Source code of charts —
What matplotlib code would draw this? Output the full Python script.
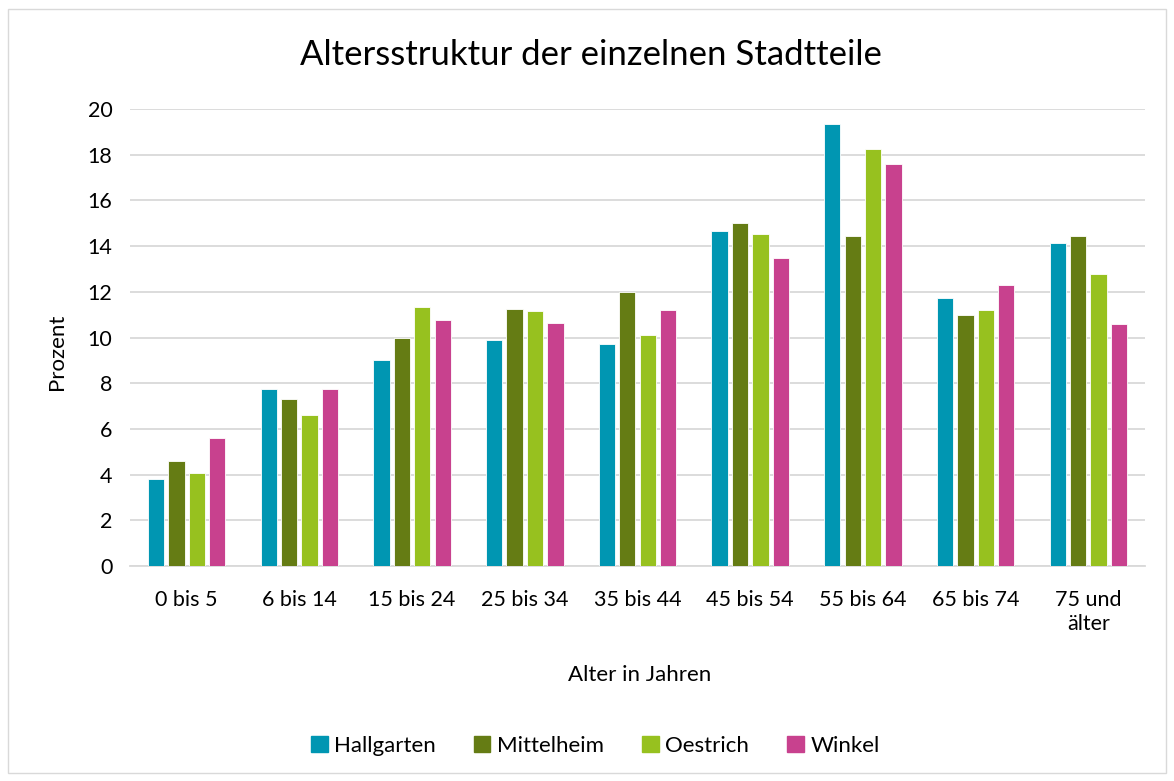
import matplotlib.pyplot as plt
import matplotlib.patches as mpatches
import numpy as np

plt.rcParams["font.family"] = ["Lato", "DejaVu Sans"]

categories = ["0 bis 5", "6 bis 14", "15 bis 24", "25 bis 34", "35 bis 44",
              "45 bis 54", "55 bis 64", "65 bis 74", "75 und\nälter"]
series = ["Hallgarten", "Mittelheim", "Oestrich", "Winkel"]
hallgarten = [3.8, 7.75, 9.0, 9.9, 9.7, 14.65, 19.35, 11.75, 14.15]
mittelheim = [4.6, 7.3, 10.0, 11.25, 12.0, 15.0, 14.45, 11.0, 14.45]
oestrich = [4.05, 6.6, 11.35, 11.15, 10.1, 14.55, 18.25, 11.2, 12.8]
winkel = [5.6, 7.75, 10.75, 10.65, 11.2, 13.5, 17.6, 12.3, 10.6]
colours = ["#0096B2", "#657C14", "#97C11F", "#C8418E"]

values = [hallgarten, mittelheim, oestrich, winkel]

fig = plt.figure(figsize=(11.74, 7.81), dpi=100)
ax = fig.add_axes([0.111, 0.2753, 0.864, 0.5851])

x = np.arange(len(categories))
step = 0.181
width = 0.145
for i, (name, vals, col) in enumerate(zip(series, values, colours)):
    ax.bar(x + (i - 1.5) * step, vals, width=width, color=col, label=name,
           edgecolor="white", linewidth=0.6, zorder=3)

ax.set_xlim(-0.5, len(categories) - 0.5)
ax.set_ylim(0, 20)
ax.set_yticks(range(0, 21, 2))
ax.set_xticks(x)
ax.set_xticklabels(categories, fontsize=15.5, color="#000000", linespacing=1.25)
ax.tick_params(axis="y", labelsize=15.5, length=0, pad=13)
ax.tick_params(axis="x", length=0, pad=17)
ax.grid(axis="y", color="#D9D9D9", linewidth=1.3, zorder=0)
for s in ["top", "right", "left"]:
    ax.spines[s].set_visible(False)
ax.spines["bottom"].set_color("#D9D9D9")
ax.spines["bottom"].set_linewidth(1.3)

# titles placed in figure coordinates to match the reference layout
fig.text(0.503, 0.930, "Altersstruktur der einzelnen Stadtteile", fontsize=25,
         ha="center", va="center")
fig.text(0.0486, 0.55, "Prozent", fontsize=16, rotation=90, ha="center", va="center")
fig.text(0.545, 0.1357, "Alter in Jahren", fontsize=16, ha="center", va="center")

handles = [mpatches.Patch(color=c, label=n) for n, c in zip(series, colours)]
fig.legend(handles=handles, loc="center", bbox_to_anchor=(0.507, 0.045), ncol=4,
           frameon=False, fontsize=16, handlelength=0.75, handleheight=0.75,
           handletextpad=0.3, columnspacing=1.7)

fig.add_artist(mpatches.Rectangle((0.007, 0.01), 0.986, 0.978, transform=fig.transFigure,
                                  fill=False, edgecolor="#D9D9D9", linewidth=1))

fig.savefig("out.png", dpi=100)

...

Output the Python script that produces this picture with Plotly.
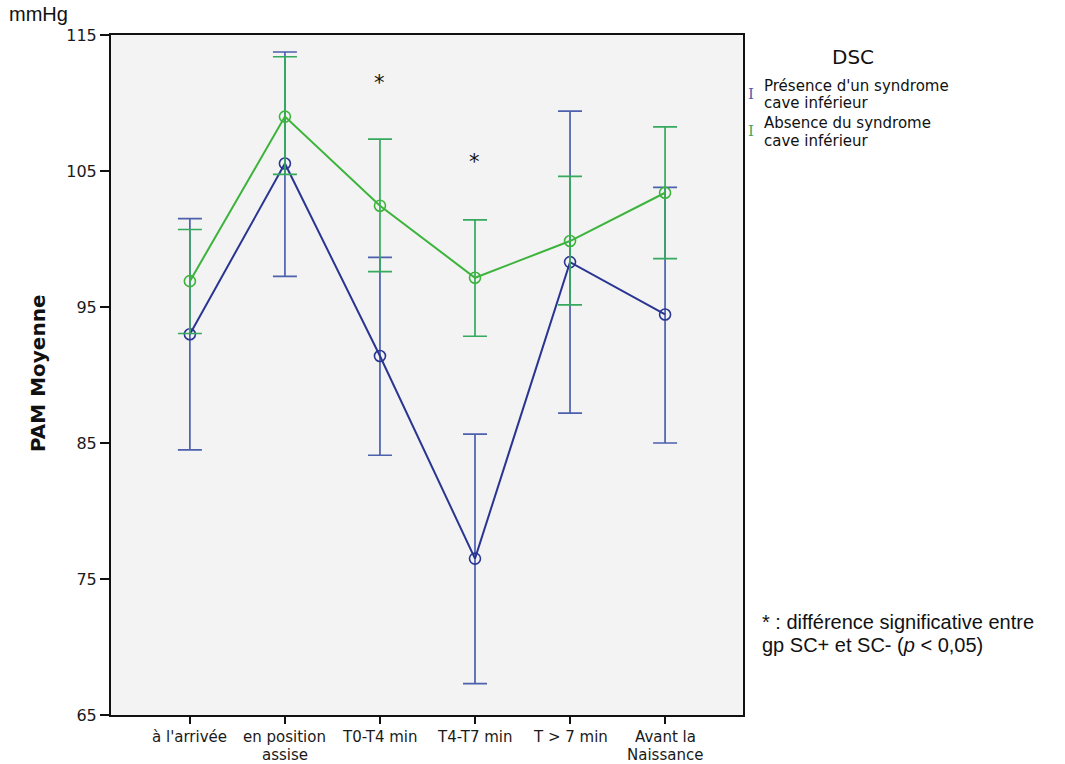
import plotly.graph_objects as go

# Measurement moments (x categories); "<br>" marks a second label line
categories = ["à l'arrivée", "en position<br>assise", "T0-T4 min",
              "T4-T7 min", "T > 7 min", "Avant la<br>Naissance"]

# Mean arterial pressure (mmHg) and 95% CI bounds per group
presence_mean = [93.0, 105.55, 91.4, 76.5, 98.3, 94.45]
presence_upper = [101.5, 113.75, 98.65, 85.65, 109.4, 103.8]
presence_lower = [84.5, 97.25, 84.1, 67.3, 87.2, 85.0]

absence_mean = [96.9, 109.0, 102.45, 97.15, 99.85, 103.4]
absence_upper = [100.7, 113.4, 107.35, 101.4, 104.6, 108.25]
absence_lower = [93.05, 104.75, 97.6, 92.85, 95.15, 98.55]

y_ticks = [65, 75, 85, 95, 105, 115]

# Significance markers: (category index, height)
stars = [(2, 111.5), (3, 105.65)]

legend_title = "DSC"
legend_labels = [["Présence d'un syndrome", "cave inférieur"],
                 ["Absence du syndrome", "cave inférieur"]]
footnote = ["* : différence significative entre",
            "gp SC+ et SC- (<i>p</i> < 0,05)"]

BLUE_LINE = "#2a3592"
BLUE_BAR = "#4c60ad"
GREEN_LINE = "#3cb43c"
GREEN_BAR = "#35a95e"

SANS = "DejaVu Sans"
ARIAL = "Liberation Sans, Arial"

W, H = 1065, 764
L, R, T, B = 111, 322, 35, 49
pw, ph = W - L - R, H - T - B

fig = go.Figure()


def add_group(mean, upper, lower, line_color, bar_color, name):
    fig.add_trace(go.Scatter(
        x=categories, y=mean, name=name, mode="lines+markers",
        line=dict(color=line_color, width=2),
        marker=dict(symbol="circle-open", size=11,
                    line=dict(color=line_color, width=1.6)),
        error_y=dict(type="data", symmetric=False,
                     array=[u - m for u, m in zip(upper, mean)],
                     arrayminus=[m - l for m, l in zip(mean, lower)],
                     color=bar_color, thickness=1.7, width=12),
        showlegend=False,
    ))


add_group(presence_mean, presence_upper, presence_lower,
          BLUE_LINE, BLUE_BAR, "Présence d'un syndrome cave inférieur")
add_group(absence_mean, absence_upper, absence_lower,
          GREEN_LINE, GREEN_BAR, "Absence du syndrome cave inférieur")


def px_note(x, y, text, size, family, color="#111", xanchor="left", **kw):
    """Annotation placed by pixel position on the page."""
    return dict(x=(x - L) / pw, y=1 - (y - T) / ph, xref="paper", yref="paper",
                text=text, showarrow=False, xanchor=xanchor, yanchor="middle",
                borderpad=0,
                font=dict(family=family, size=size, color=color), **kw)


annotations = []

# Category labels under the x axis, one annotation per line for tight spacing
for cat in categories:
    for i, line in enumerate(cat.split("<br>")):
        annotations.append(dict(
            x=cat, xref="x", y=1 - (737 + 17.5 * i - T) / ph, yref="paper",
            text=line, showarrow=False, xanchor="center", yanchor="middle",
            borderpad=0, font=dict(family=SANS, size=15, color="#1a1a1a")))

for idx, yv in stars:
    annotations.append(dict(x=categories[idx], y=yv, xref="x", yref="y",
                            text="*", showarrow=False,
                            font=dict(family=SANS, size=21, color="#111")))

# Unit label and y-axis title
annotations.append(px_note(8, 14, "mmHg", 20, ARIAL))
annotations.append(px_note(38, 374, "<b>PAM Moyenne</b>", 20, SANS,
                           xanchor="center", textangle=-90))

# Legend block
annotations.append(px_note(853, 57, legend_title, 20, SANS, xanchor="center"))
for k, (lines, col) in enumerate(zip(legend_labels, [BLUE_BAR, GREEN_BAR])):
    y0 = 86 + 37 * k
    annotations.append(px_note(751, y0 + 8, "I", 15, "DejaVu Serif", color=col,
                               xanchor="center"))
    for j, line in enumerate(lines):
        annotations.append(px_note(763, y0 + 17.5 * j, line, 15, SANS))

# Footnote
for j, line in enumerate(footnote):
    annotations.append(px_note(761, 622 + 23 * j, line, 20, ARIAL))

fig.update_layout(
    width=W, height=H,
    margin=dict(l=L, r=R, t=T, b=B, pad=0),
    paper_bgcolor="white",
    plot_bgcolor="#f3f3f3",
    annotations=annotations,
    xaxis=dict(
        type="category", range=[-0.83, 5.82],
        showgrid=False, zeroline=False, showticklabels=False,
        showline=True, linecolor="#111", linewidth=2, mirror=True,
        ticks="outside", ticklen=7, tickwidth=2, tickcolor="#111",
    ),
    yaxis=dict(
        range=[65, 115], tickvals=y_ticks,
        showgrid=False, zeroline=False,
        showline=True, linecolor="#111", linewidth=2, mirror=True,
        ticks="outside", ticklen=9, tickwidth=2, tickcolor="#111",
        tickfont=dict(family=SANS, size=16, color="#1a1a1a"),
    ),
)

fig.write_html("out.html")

* * *

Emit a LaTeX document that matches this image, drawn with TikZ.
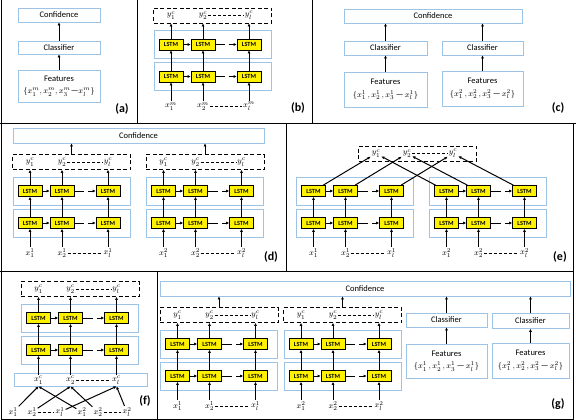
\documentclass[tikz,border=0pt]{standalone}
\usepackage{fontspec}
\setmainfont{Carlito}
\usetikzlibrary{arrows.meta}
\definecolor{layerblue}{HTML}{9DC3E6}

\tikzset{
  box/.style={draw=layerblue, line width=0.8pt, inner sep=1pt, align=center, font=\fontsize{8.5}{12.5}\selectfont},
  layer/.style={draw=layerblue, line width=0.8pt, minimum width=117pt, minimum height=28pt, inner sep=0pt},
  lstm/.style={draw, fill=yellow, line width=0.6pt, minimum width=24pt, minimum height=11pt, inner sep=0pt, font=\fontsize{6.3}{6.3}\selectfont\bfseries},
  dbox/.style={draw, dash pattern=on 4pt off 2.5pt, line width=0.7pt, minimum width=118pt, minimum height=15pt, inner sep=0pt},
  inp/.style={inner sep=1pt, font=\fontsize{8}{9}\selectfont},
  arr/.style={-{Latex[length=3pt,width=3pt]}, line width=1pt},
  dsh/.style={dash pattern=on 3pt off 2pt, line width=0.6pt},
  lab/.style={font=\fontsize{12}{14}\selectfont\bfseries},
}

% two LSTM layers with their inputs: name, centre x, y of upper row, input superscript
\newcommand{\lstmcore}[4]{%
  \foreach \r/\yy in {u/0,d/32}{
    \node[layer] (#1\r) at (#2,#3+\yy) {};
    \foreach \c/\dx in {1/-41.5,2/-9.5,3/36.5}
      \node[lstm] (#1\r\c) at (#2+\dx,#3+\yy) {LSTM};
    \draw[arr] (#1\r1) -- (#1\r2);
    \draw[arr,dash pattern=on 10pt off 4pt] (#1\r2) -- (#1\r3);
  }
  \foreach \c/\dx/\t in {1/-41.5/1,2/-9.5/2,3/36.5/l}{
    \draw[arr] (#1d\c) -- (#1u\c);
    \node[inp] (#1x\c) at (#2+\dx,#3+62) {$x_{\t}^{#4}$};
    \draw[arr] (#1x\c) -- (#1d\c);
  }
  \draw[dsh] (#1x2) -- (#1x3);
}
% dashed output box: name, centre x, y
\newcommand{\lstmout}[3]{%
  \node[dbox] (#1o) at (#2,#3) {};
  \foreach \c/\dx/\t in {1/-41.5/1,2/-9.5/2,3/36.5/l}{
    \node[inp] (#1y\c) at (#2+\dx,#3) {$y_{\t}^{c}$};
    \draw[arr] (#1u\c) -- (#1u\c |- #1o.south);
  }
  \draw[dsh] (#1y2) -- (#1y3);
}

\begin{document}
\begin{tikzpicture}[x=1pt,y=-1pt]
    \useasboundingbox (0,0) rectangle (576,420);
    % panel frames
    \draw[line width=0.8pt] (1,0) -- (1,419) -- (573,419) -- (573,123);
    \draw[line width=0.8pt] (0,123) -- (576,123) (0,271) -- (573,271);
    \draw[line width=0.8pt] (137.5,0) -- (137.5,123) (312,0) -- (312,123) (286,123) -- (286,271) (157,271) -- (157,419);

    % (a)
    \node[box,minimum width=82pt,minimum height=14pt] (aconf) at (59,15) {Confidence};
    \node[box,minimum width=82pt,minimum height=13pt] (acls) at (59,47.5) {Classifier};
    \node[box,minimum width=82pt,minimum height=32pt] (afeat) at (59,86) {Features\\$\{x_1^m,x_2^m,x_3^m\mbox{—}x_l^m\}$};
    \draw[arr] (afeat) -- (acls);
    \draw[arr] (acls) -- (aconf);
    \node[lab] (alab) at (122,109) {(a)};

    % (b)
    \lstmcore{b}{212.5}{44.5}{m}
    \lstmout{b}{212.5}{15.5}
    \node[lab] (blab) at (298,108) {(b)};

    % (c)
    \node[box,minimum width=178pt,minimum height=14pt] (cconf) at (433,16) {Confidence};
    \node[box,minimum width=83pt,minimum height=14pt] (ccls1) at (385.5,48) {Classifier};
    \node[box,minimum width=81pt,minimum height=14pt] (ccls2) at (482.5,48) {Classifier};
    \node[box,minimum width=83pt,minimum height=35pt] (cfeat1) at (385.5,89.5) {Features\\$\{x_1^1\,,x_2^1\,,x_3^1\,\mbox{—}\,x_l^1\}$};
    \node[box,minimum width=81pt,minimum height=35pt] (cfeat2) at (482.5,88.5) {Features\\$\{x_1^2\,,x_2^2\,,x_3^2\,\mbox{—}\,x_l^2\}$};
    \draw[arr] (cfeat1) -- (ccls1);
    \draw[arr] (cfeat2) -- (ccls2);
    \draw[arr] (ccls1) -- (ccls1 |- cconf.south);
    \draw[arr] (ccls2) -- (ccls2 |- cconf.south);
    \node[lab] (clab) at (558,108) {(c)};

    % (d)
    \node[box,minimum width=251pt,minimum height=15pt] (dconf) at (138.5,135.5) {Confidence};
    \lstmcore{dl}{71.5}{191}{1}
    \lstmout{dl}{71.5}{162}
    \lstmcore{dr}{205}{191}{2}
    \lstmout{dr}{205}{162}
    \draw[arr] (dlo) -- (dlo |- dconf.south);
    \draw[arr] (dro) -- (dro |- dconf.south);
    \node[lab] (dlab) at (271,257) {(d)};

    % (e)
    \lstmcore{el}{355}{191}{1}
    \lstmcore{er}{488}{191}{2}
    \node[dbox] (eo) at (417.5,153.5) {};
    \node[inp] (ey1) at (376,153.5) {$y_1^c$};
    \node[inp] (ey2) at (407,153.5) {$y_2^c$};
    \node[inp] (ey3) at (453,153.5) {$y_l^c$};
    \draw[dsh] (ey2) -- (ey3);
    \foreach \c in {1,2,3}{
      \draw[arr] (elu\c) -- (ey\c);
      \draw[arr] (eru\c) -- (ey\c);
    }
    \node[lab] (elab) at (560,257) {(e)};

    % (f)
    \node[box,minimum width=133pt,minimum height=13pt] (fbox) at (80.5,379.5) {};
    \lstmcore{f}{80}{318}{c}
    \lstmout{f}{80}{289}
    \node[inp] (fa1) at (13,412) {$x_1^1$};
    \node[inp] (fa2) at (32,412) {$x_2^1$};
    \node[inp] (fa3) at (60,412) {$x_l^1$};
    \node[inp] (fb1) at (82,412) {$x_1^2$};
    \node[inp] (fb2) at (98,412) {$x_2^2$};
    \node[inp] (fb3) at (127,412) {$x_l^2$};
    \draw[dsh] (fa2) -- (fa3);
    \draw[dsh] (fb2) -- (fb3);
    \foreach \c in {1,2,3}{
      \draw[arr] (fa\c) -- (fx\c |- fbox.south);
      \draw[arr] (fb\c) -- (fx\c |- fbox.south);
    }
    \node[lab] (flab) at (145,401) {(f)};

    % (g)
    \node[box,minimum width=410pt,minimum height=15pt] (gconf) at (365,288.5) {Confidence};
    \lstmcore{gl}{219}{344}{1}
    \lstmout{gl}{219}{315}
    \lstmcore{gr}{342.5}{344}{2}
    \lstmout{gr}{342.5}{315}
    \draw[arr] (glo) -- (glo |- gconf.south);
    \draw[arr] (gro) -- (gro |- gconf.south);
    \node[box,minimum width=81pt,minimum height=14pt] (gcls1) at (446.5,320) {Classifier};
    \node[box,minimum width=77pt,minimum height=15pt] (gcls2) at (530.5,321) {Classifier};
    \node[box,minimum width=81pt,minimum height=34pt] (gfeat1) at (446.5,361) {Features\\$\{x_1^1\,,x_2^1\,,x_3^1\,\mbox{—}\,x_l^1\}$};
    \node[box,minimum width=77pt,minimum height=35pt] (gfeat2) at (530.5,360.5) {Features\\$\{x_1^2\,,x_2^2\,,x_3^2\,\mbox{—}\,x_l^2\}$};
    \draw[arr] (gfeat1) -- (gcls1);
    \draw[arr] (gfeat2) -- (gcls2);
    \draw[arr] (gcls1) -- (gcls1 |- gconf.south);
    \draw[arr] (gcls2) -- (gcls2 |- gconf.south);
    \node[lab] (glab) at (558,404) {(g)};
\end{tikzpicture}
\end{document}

WRITTEN TASK — Above are the records. Print exactly the lines from the one containing "Output the Python" to the one containing "presence_lower = [84.5, 97.25, 84.1, 67.3, 87.2, 85.0]", both included, and nothing else; pictures are excluded.

THE COMPLETED TASK —
Output the Python script that produces this picture with Plotly.
import plotly.graph_objects as go

# Measurement moments (x categories); "<br>" marks a second label line
categories = ["à l'arrivée", "en position<br>assise", "T0-T4 min",
              "T4-T7 min", "T > 7 min", "Avant la<br>Naissance"]

# Mean arterial pressure (mmHg) and 95% CI bounds per group
presence_mean = [93.0, 105.55, 91.4, 76.5, 98.3, 94.45]
presence_upper = [101.5, 113.75, 98.65, 85.65, 109.4, 103.8]
presence_lower = [84.5, 97.25, 84.1, 67.3, 87.2, 85.0]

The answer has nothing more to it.